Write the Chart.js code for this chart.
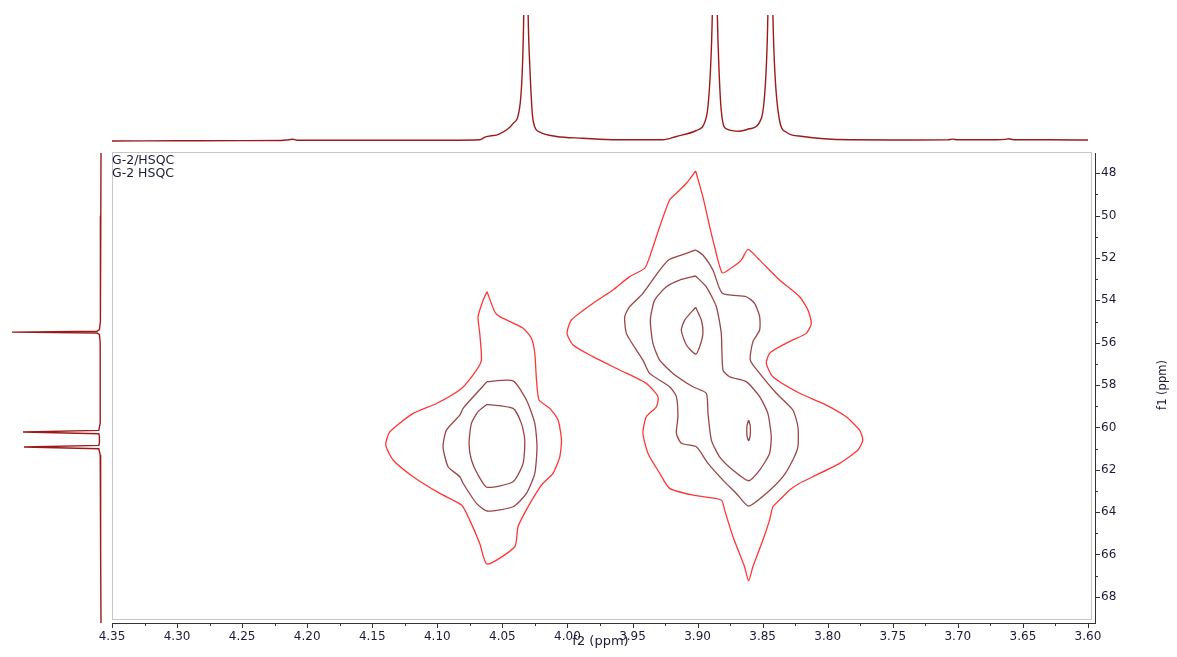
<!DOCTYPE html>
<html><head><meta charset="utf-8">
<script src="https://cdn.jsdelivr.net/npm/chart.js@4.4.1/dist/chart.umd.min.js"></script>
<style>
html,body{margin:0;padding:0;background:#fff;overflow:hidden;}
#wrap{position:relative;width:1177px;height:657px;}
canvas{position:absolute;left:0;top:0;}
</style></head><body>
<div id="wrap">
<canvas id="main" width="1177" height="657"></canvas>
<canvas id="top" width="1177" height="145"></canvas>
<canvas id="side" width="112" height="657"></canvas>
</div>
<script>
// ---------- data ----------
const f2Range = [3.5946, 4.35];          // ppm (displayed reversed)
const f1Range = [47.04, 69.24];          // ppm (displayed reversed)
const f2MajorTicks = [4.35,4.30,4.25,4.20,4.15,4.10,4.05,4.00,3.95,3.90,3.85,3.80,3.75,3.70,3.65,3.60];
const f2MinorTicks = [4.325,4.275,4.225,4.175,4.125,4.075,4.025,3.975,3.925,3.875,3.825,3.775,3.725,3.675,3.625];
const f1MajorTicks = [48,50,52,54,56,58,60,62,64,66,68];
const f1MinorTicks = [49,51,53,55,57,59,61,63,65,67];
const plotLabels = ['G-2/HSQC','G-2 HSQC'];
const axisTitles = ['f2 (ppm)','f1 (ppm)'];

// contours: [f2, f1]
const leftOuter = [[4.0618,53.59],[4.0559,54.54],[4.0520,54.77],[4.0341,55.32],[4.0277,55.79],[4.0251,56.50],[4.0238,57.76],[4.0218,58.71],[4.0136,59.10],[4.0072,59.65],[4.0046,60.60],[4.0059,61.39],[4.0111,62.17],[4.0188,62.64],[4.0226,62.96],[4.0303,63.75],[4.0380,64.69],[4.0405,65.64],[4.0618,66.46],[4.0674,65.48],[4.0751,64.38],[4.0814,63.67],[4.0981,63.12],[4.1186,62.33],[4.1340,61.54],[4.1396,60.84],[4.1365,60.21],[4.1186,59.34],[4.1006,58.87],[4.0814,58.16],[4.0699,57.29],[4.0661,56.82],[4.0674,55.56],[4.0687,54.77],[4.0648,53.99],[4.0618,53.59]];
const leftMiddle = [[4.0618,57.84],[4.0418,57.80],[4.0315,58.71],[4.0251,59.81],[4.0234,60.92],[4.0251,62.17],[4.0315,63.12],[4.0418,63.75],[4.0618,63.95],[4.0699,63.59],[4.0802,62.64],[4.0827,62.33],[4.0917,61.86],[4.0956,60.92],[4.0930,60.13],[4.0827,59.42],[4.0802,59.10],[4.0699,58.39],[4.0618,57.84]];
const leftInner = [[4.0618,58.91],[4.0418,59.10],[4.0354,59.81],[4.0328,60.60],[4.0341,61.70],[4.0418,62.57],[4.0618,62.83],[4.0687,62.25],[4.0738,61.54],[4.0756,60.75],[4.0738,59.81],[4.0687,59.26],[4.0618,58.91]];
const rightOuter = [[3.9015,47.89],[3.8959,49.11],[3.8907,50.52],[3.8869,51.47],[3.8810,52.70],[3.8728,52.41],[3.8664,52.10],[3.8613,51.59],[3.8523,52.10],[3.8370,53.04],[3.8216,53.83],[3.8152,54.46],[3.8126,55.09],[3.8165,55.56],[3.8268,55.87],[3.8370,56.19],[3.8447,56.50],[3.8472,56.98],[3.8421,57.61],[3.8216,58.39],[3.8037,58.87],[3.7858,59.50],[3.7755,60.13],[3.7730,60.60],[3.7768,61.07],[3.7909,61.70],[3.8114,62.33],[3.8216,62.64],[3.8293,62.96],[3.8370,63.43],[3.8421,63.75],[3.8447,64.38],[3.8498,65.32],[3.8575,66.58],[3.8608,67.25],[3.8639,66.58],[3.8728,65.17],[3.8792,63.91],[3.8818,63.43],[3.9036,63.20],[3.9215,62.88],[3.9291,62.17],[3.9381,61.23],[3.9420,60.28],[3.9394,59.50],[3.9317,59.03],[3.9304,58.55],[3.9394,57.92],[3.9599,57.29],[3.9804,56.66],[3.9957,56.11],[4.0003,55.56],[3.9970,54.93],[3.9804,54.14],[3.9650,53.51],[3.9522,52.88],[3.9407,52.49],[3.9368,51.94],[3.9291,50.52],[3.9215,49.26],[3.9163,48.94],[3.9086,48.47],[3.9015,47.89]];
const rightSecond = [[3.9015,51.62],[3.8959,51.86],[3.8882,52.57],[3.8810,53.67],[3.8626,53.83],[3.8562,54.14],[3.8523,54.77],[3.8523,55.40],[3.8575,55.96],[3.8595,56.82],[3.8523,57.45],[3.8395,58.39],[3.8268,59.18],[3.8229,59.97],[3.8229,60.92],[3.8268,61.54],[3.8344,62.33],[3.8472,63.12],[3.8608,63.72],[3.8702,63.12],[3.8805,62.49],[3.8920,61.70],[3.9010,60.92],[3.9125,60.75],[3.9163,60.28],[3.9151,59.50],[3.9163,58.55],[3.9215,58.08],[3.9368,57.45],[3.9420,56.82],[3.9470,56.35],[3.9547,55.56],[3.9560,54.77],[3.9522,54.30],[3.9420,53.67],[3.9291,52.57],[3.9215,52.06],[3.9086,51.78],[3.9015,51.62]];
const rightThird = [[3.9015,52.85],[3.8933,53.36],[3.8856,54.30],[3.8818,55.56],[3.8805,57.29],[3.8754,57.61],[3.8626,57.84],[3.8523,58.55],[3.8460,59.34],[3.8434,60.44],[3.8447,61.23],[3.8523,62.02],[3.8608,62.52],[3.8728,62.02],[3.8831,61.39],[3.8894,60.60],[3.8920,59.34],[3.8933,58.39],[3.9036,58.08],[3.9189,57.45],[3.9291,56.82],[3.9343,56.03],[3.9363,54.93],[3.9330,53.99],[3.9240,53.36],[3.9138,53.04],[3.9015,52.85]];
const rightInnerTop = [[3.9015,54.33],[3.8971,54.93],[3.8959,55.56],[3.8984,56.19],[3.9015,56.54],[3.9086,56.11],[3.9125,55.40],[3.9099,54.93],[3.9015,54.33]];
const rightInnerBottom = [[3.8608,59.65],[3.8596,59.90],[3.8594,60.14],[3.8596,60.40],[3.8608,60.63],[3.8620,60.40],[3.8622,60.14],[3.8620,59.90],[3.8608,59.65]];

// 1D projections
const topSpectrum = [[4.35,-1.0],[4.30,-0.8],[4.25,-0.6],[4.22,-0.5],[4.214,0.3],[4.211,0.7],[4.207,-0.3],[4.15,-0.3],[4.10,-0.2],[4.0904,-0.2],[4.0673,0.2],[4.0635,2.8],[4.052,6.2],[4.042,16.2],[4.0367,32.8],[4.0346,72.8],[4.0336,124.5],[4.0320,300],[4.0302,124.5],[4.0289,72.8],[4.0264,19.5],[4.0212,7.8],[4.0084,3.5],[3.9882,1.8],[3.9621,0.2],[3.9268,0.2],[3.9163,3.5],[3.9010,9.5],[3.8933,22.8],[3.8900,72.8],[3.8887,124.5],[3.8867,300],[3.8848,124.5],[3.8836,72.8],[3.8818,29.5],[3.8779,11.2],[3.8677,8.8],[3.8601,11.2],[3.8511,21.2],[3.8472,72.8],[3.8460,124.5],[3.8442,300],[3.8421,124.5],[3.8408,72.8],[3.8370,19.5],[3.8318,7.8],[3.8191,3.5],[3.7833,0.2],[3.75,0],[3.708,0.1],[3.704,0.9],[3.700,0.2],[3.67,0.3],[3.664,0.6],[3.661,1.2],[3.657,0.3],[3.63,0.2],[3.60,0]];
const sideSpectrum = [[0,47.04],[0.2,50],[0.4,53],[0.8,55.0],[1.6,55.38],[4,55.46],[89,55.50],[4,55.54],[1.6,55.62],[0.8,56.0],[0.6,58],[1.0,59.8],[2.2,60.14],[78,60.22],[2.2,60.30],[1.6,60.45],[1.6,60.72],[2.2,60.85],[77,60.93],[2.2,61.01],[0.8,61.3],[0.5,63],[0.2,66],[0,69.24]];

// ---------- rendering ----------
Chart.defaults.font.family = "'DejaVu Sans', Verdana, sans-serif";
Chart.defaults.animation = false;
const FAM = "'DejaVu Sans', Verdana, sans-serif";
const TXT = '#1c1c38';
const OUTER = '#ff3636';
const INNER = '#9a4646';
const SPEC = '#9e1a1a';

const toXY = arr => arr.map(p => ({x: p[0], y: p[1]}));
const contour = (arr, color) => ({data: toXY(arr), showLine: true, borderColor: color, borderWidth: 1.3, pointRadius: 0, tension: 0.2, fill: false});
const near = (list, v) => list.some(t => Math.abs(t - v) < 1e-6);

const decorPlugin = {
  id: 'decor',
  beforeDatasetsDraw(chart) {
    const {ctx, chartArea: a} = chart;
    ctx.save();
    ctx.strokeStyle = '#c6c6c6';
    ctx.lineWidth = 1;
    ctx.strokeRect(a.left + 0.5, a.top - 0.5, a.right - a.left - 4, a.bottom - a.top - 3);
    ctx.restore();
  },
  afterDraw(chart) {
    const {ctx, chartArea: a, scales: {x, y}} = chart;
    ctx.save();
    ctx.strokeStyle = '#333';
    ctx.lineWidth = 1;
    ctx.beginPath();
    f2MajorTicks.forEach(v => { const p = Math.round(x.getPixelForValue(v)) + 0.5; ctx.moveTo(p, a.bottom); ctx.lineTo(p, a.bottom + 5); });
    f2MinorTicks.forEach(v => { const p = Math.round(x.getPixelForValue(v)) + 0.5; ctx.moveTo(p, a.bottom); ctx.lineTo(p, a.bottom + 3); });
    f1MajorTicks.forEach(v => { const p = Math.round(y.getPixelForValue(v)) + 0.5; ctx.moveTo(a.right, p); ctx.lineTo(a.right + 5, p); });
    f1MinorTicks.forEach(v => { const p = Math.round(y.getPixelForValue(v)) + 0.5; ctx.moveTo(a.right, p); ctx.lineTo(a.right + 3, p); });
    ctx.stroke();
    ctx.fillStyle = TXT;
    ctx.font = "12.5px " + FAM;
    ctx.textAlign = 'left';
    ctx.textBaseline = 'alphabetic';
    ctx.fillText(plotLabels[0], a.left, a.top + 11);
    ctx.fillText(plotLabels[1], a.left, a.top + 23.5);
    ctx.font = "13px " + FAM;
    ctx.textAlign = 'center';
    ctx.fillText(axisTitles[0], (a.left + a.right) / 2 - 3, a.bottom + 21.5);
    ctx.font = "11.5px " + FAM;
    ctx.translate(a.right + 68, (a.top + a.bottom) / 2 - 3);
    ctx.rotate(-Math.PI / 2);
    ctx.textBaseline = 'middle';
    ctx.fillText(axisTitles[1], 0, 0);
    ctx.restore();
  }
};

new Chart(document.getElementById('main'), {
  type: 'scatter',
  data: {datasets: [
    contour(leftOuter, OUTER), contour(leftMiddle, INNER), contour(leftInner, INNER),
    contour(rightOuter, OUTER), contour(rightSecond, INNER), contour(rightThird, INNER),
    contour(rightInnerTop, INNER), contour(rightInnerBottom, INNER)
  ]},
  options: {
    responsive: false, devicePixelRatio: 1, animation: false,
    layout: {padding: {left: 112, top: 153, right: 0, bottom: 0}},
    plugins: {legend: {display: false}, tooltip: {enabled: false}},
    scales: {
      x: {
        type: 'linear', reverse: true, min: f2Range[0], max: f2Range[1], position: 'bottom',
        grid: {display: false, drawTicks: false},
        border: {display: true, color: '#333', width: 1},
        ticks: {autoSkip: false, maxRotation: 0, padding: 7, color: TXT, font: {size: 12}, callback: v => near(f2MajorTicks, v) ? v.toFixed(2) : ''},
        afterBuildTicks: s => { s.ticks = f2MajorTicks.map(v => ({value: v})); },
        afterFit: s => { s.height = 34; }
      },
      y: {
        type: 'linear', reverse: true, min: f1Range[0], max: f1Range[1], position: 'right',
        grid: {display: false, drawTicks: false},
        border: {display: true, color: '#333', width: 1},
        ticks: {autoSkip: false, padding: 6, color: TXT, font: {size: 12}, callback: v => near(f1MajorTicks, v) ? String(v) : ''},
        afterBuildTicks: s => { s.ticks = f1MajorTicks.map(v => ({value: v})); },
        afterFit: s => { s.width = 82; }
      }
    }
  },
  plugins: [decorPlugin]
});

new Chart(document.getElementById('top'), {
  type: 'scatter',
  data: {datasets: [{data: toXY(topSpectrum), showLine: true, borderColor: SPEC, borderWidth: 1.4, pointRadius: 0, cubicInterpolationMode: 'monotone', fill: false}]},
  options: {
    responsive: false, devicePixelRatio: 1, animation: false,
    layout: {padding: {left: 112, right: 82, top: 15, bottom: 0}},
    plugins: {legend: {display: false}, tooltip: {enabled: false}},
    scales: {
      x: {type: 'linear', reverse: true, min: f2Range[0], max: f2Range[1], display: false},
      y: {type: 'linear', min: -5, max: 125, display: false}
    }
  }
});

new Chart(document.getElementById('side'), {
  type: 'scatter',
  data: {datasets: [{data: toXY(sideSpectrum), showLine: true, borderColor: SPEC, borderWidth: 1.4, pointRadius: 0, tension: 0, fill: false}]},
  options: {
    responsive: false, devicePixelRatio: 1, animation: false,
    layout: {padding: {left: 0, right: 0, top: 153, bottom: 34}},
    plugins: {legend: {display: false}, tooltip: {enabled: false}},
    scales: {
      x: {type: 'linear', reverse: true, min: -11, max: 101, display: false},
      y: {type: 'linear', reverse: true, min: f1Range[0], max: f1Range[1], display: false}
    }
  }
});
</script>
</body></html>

Task instructions: Leave the pictures out and please restate exactly the lines running from the start of the material through the one with "const axisTitles = ['f2 (ppm)','f1 (ppm)'];".

Solution to this exercise:
Write the Chart.js code for this chart.
<!DOCTYPE html>
<html><head><meta charset="utf-8">
<script src="https://cdn.jsdelivr.net/npm/chart.js@4.4.1/dist/chart.umd.min.js"></script>
<style>
html,body{margin:0;padding:0;background:#fff;overflow:hidden;}
#wrap{position:relative;width:1177px;height:657px;}
canvas{position:absolute;left:0;top:0;}
</style></head><body>
<div id="wrap">
<canvas id="main" width="1177" height="657"></canvas>
<canvas id="top" width="1177" height="145"></canvas>
<canvas id="side" width="112" height="657"></canvas>
</div>
<script>
// ---------- data ----------
const f2Range = [3.5946, 4.35];          // ppm (displayed reversed)
const f1Range = [47.04, 69.24];          // ppm (displayed reversed)
const f2MajorTicks = [4.35,4.30,4.25,4.20,4.15,4.10,4.05,4.00,3.95,3.90,3.85,3.80,3.75,3.70,3.65,3.60];
const f2MinorTicks = [4.325,4.275,4.225,4.175,4.125,4.075,4.025,3.975,3.925,3.875,3.825,3.775,3.725,3.675,3.625];
const f1MajorTicks = [48,50,52,54,56,58,60,62,64,66,68];
const f1MinorTicks = [49,51,53,55,57,59,61,63,65,67];
const plotLabels = ['G-2/HSQC','G-2 HSQC'];
const axisTitles = ['f2 (ppm)','f1 (ppm)'];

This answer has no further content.